____ SOURCE DATA

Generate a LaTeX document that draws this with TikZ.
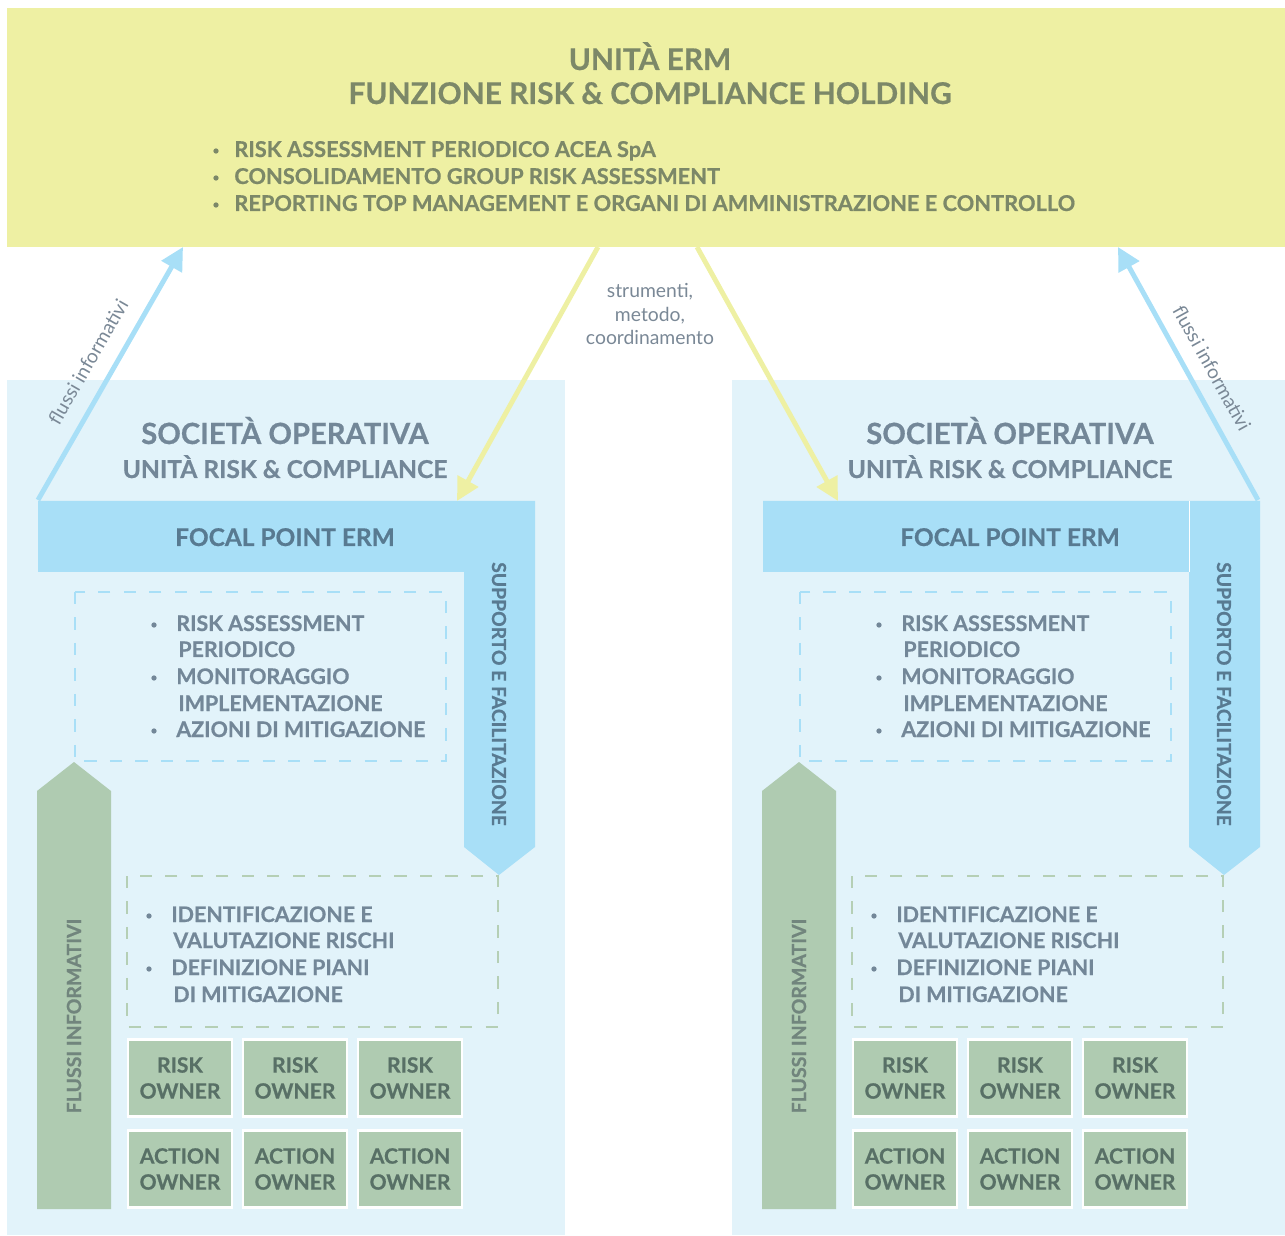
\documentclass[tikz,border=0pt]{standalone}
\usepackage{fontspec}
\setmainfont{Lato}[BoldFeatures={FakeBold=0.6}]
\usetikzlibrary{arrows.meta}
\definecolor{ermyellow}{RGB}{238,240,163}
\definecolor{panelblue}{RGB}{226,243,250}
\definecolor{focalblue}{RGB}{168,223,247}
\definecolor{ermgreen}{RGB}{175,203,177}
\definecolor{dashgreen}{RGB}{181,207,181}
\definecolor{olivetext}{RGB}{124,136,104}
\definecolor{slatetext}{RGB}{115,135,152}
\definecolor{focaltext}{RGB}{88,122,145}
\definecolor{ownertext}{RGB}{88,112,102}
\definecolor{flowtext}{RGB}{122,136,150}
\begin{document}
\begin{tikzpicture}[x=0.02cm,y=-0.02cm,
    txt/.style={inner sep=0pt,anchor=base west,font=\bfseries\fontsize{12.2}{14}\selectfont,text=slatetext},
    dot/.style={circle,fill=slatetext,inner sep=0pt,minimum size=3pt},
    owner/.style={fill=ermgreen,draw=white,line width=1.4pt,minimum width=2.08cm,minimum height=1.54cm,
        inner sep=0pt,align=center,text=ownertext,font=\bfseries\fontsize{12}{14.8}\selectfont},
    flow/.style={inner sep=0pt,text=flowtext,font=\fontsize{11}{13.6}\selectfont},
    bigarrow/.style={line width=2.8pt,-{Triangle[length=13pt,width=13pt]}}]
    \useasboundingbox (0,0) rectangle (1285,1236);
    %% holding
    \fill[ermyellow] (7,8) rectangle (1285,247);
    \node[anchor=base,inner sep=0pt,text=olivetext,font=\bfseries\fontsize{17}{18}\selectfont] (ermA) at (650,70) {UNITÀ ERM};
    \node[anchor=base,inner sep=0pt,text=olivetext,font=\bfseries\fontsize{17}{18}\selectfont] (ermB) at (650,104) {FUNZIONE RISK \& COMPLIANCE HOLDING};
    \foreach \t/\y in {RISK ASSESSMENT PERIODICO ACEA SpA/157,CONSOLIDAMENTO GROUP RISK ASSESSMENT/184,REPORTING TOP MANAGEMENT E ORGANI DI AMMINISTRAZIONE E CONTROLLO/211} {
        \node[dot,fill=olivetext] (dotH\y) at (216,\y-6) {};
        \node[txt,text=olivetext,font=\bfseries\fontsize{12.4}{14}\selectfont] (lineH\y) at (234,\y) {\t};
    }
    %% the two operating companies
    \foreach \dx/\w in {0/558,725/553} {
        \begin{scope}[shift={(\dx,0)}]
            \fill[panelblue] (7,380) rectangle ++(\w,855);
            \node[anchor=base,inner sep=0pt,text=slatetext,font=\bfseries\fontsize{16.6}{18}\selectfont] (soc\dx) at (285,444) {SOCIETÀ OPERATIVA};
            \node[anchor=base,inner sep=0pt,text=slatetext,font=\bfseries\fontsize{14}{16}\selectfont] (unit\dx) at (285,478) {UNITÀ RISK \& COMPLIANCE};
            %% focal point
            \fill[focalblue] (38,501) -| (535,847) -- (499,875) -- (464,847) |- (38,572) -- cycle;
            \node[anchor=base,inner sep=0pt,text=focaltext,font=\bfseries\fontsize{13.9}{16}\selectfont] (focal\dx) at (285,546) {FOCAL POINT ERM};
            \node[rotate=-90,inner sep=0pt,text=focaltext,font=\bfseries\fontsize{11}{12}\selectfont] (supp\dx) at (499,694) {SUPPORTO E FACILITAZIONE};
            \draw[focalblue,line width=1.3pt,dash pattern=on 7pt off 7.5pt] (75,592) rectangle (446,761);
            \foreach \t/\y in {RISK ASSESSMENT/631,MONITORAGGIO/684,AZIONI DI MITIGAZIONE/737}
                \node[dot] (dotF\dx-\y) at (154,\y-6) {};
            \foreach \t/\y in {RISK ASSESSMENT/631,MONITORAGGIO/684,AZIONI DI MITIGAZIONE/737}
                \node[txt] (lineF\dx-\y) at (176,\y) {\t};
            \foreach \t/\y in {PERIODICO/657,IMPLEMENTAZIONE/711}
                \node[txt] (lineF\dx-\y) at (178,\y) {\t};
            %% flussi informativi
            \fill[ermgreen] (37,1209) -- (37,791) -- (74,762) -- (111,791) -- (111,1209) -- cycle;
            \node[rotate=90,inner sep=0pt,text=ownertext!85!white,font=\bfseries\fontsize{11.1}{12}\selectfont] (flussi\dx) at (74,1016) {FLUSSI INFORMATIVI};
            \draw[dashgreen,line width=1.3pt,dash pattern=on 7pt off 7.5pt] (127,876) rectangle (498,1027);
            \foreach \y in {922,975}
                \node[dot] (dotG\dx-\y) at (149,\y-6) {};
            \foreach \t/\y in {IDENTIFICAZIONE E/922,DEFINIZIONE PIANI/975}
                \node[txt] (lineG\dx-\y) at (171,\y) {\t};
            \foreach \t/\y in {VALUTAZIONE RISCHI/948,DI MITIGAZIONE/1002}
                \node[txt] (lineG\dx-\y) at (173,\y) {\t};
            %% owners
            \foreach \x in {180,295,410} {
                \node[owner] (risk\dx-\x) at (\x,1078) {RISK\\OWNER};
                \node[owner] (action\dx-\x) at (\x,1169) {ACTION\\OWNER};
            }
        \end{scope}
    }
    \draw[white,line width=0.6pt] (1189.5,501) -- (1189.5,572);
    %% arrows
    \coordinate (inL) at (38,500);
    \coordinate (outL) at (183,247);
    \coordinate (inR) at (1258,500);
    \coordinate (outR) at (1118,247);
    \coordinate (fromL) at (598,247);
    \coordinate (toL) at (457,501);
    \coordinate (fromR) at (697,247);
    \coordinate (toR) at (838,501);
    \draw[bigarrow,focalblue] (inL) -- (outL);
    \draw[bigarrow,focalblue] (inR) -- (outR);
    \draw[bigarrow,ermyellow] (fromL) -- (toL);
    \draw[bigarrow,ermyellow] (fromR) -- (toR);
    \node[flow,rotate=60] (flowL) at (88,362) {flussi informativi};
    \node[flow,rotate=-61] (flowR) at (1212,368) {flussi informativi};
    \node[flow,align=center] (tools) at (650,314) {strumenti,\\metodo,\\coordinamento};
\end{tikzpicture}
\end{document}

________

Write out the whole listing exactly, and drop the pictures.

» WORKED ANSWER
Generate a LaTeX document that draws this with TikZ.
\documentclass[tikz,border=0pt]{standalone}
\usepackage{fontspec}
\setmainfont{Lato}[BoldFeatures={FakeBold=0.6}]
\usetikzlibrary{arrows.meta}
\definecolor{ermyellow}{RGB}{238,240,163}
\definecolor{panelblue}{RGB}{226,243,250}
\definecolor{focalblue}{RGB}{168,223,247}
\definecolor{ermgreen}{RGB}{175,203,177}
\definecolor{dashgreen}{RGB}{181,207,181}
\definecolor{olivetext}{RGB}{124,136,104}
\definecolor{slatetext}{RGB}{115,135,152}
\definecolor{focaltext}{RGB}{88,122,145}
\definecolor{ownertext}{RGB}{88,112,102}
\definecolor{flowtext}{RGB}{122,136,150}
\begin{document}
\begin{tikzpicture}[x=0.02cm,y=-0.02cm,
    txt/.style={inner sep=0pt,anchor=base west,font=\bfseries\fontsize{12.2}{14}\selectfont,text=slatetext},
    dot/.style={circle,fill=slatetext,inner sep=0pt,minimum size=3pt},
    owner/.style={fill=ermgreen,draw=white,line width=1.4pt,minimum width=2.08cm,minimum height=1.54cm,
        inner sep=0pt,align=center,text=ownertext,font=\bfseries\fontsize{12}{14.8}\selectfont},
    flow/.style={inner sep=0pt,text=flowtext,font=\fontsize{11}{13.6}\selectfont},
    bigarrow/.style={line width=2.8pt,-{Triangle[length=13pt,width=13pt]}}]
    \useasboundingbox (0,0) rectangle (1285,1236);
    %% holding
    \fill[ermyellow] (7,8) rectangle (1285,247);
    \node[anchor=base,inner sep=0pt,text=olivetext,font=\bfseries\fontsize{17}{18}\selectfont] (ermA) at (650,70) {UNITÀ ERM};
    \node[anchor=base,inner sep=0pt,text=olivetext,font=\bfseries\fontsize{17}{18}\selectfont] (ermB) at (650,104) {FUNZIONE RISK \& COMPLIANCE HOLDING};
    \foreach \t/\y in {RISK ASSESSMENT PERIODICO ACEA SpA/157,CONSOLIDAMENTO GROUP RISK ASSESSMENT/184,REPORTING TOP MANAGEMENT E ORGANI DI AMMINISTRAZIONE E CONTROLLO/211} {
        \node[dot,fill=olivetext] (dotH\y) at (216,\y-6) {};
        \node[txt,text=olivetext,font=\bfseries\fontsize{12.4}{14}\selectfont] (lineH\y) at (234,\y) {\t};
    }
    %% the two operating companies
    \foreach \dx/\w in {0/558,725/553} {
        \begin{scope}[shift={(\dx,0)}]
            \fill[panelblue] (7,380) rectangle ++(\w,855);
            \node[anchor=base,inner sep=0pt,text=slatetext,font=\bfseries\fontsize{16.6}{18}\selectfont] (soc\dx) at (285,444) {SOCIETÀ OPERATIVA};
            \node[anchor=base,inner sep=0pt,text=slatetext,font=\bfseries\fontsize{14}{16}\selectfont] (unit\dx) at (285,478) {UNITÀ RISK \& COMPLIANCE};
            %% focal point
            \fill[focalblue] (38,501) -| (535,847) -- (499,875) -- (464,847) |- (38,572) -- cycle;
            \node[anchor=base,inner sep=0pt,text=focaltext,font=\bfseries\fontsize{13.9}{16}\selectfont] (focal\dx) at (285,546) {FOCAL POINT ERM};
            \node[rotate=-90,inner sep=0pt,text=focaltext,font=\bfseries\fontsize{11}{12}\selectfont] (supp\dx) at (499,694) {SUPPORTO E FACILITAZIONE};
            \draw[focalblue,line width=1.3pt,dash pattern=on 7pt off 7.5pt] (75,592) rectangle (446,761);
            \foreach \t/\y in {RISK ASSESSMENT/631,MONITORAGGIO/684,AZIONI DI MITIGAZIONE/737}
                \node[dot] (dotF\dx-\y) at (154,\y-6) {};
            \foreach \t/\y in {RISK ASSESSMENT/631,MONITORAGGIO/684,AZIONI DI MITIGAZIONE/737}
                \node[txt] (lineF\dx-\y) at (176,\y) {\t};
            \foreach \t/\y in {PERIODICO/657,IMPLEMENTAZIONE/711}
                \node[txt] (lineF\dx-\y) at (178,\y) {\t};
            %% flussi informativi
            \fill[ermgreen] (37,1209) -- (37,791) -- (74,762) -- (111,791) -- (111,1209) -- cycle;
            \node[rotate=90,inner sep=0pt,text=ownertext!85!white,font=\bfseries\fontsize{11.1}{12}\selectfont] (flussi\dx) at (74,1016) {FLUSSI INFORMATIVI};
            \draw[dashgreen,line width=1.3pt,dash pattern=on 7pt off 7.5pt] (127,876) rectangle (498,1027);
            \foreach \y in {922,975}
                \node[dot] (dotG\dx-\y) at (149,\y-6) {};
            \foreach \t/\y in {IDENTIFICAZIONE E/922,DEFINIZIONE PIANI/975}
                \node[txt] (lineG\dx-\y) at (171,\y) {\t};
            \foreach \t/\y in {VALUTAZIONE RISCHI/948,DI MITIGAZIONE/1002}
                \node[txt] (lineG\dx-\y) at (173,\y) {\t};
            %% owners
            \foreach \x in {180,295,410} {
                \node[owner] (risk\dx-\x) at (\x,1078) {RISK\\OWNER};
                \node[owner] (action\dx-\x) at (\x,1169) {ACTION\\OWNER};
            }
        \end{scope}
    }
    \draw[white,line width=0.6pt] (1189.5,501) -- (1189.5,572);
    %% arrows
    \coordinate (inL) at (38,500);
    \coordinate (outL) at (183,247);
    \coordinate (inR) at (1258,500);
    \coordinate (outR) at (1118,247);
    \coordinate (fromL) at (598,247);
    \coordinate (toL) at (457,501);
    \coordinate (fromR) at (697,247);
    \coordinate (toR) at (838,501);
    \draw[bigarrow,focalblue] (inL) -- (outL);
    \draw[bigarrow,focalblue] (inR) -- (outR);
    \draw[bigarrow,ermyellow] (fromL) -- (toL);
    \draw[bigarrow,ermyellow] (fromR) -- (toR);
    \node[flow,rotate=60] (flowL) at (88,362) {flussi informativi};
    \node[flow,rotate=-61] (flowR) at (1212,368) {flussi informativi};
    \node[flow,align=center] (tools) at (650,314) {strumenti,\\metodo,\\coordinamento};
\end{tikzpicture}
\end{document}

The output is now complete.